The MPs have been interviewing those suspected to have  played a part in what is believed to be a fraudulent transaction that led to loss of Sh180 million, with another Sh220 million still unaccounted for.

Committee chairman, Eldas MP Adan Keynan, lamented that the documents Mr Ngamau presented to the team had inconsistencies, including a mix-up of dates on invoices, and questioned their authenticity.

“Some of the invoices presented to YEDF for payment were at one-day intervals and were seven in number. This was an anomaly since only two payments, for Sh115 million and Sh65 million, were paid to Quarandum,” he noted.

Mr Keynan questioned why Mr Ngamau only dealt with the CEO in such a big government agency, while sealing a deal worth millions of shillings, and wondered why other relevant departments such as ICT and finance, were left out.
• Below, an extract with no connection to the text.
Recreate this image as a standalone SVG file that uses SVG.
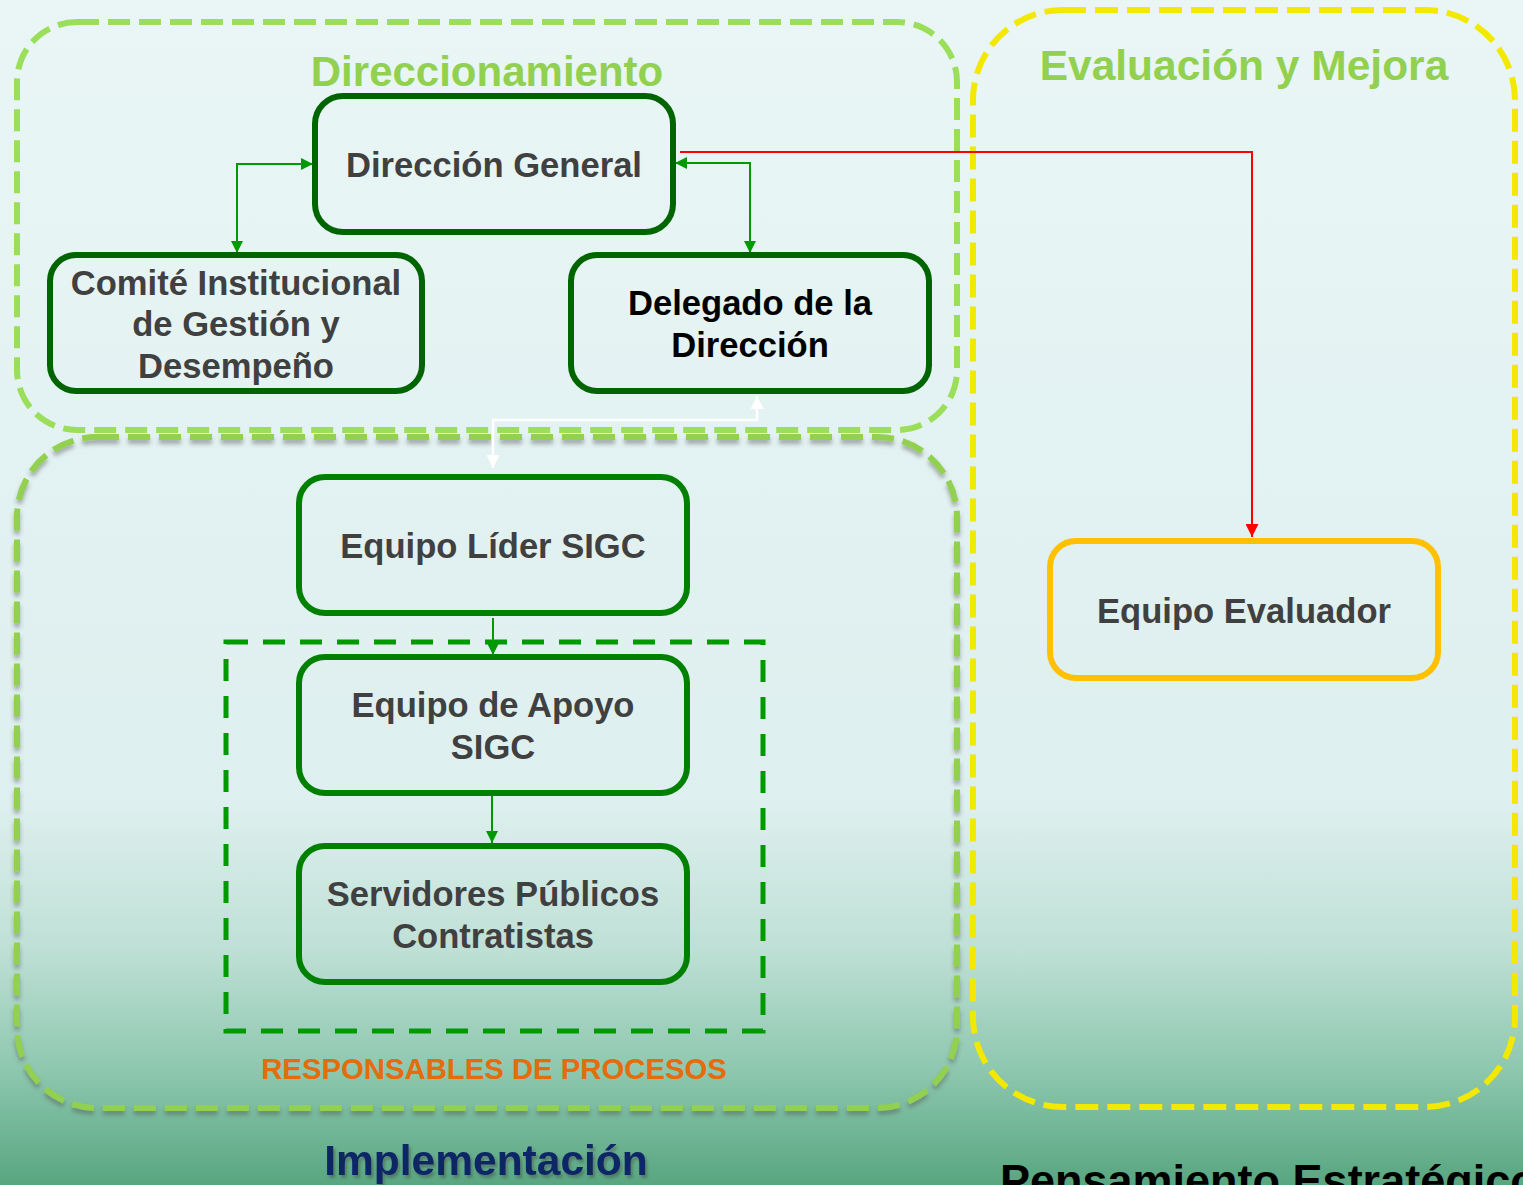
<svg xmlns="http://www.w3.org/2000/svg" width="1523" height="1185" viewBox="0 0 1523 1185">
<defs>
<linearGradient id="bg" x1="0" y1="0" x2="0" y2="1">
<stop offset="0" stop-color="#eaf6f6"/>
<stop offset="0.68" stop-color="#ddefee"/>
<stop offset="0.8" stop-color="#bfe0d6"/>
<stop offset="0.9" stop-color="#8fc8b0"/>
<stop offset="1" stop-color="#58a680"/>
</linearGradient>
<filter id="sh" x="-5%" y="-5%" width="110%" height="110%">
<feDropShadow dx="0" dy="4" stdDeviation="2" flood-color="#505050" flood-opacity="0.45"/>
</filter>
<filter id="tsh" x="-10%" y="-20%" width="120%" height="150%">
<feDropShadow dx="2" dy="3" stdDeviation="1.5" flood-color="#404040" flood-opacity="0.45"/>
</filter>
<marker id="ag" viewBox="0 0 10 10" refX="10" refY="5" markerWidth="12" markerHeight="13" markerUnits="userSpaceOnUse" orient="auto-start-reverse">
<path d="M0,0 L10,5 L0,10 z" fill="#009900"/>
</marker>
<marker id="ar" viewBox="0 0 10 10" refX="10" refY="5" markerWidth="14" markerHeight="13" markerUnits="userSpaceOnUse" orient="auto-start-reverse">
<path d="M0,0 L10,5 L0,10 z" fill="#ff0000"/>
</marker>
<marker id="aw" viewBox="0 0 10 10" refX="10" refY="5" markerWidth="14" markerHeight="13" markerUnits="userSpaceOnUse" orient="auto-start-reverse">
<path d="M0,0 L10,5 L0,10 z" fill="#ffffff"/>
</marker>
</defs>
<style>
text{font-family:"Liberation Sans",Arial,sans-serif;font-weight:bold;text-anchor:middle}
.node{fill:none;stroke-width:6}
.dk{stroke:#006400}
.md{stroke:#008000}
.nt{font-size:34.6px;fill:#404040}
.cont{fill:none;stroke-width:6;stroke-dasharray:22 9}
.title{fill:#92d050}
.cg{fill:none;stroke:#009900;stroke-width:2}
</style>
<rect width="1523" height="1185" fill="url(#bg)"/>

<g id="containers">
<rect id="implementacion-box" x="17" y="437" width="940" height="671" rx="80" class="cont" stroke="#92d050" filter="url(#sh)"/>
<rect id="direccionamiento-box" x="17" y="22" width="940" height="408" rx="60" class="cont" stroke="#9ade5a"/>
<rect id="evaluacion-box" x="973" y="10" width="542" height="1097" rx="90" class="cont" stroke="#f2e800" style="stroke-dasharray:23 9"/>
<rect id="responsables-box" x="226" y="642" width="537" height="389" fill="none" stroke="#009900" stroke-width="5" stroke-dasharray="22 15"/>
</g>

<g id="labels">
<text x="487" y="86" class="title" style="font-size:42px">Direccionamiento</text>
<text x="1244" y="80" class="title" style="font-size:42.5px">Evaluación y Mejora</text>
<text x="494" y="1079" style="font-size:29.3px;fill:#e46c0a">RESPONSABLES DE PROCESOS</text>
<text x="486" y="1175" style="font-size:42.5px;fill:#0d2566" filter="url(#tsh)">Implementación</text>
<text x="1000" y="1196" style="font-size:45px;fill:#000000;text-anchor:start">Pensamiento Estratégico</text>
</g>

<g id="connectors">
<path d="M237,253 V164 H313" class="cg" marker-start="url(#ag)" marker-end="url(#ag)"/>
<path d="M675,163 H750 V253" class="cg" marker-start="url(#ag)" marker-end="url(#ag)"/>
<path d="M680,152 H1252 V537" fill="none" stroke="#ff0000" stroke-width="2" marker-end="url(#ar)"/>
<path d="M757,396 V420 H493 V468" fill="none" stroke="#ffffff" stroke-width="2.5" marker-start="url(#aw)" marker-end="url(#aw)"/>
<path d="M493,618 V655" class="cg" marker-end="url(#ag)"/>
<path d="M492,795 V843" class="cg" marker-end="url(#ag)"/>
</g>

<g id="direccion-general">
<rect x="315" y="96" width="358" height="136" rx="28" class="node dk"/>
<text x="494" y="177" class="nt">Dirección General</text>
</g>
<g id="comite">
<rect x="50" y="255" width="372" height="136" rx="26" class="node dk"/>
<text x="236" y="295" class="nt">Comité Institucional</text>
<text x="236" y="336" class="nt">de Gestión y</text>
<text x="236" y="378" class="nt">Desempeño</text>
</g>
<g id="delegado">
<rect x="571" y="255" width="358" height="136" rx="26" class="node dk"/>
<text x="750" y="315" class="nt" style="fill:#000000">Delegado de la</text>
<text x="750" y="357" class="nt" style="fill:#000000">Dirección</text>
</g>
<g id="equipo-lider">
<rect x="299" y="477" width="388" height="136" rx="26" class="node md"/>
<text x="493" y="558" class="nt">Equipo Líder SIGC</text>
</g>
<g id="equipo-apoyo">
<rect x="299" y="657" width="388" height="136" rx="26" class="node md"/>
<text x="493" y="717" class="nt">Equipo de Apoyo</text>
<text x="493" y="759" class="nt">SIGC</text>
</g>
<g id="servidores">
<rect x="299" y="846" width="388" height="136" rx="26" class="node md"/>
<text x="493" y="906" class="nt">Servidores Públicos</text>
<text x="493" y="948" class="nt">Contratistas</text>
</g>
<g id="equipo-evaluador">
<rect x="1050" y="541" width="388" height="137" rx="26" class="node" stroke="#ffc000"/>
<text x="1244" y="623" class="nt">Equipo Evaluador</text>
</g>
</svg>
The MPs also demanded answers over claims the deal’s lead consultant, a Mr Donny Collins Reeves, who lives in the US, was paid Sh115 million, yet he never set foot in Kenya.

MET ON SKYPE

“We met, the three of us, through Skype at the CEO’s office. The contract documents were later sent to him by courier services to sign, and he sent them back,” said Mr Ngamau.

Mr Keynan shocked the team when he said information he had dug up on Google indicated that a person with names similar to those of Mr Reeves died in April last year and had a religious, not an ICT background.

Kisumu West MP Olago Alouch said the individual who reportedly had his signature on the  documents, should be called to shed light on the deal.

However, his colleagues said the transaction appeared to be a complete fraud and that detectives should be summoned to arrest the suspects.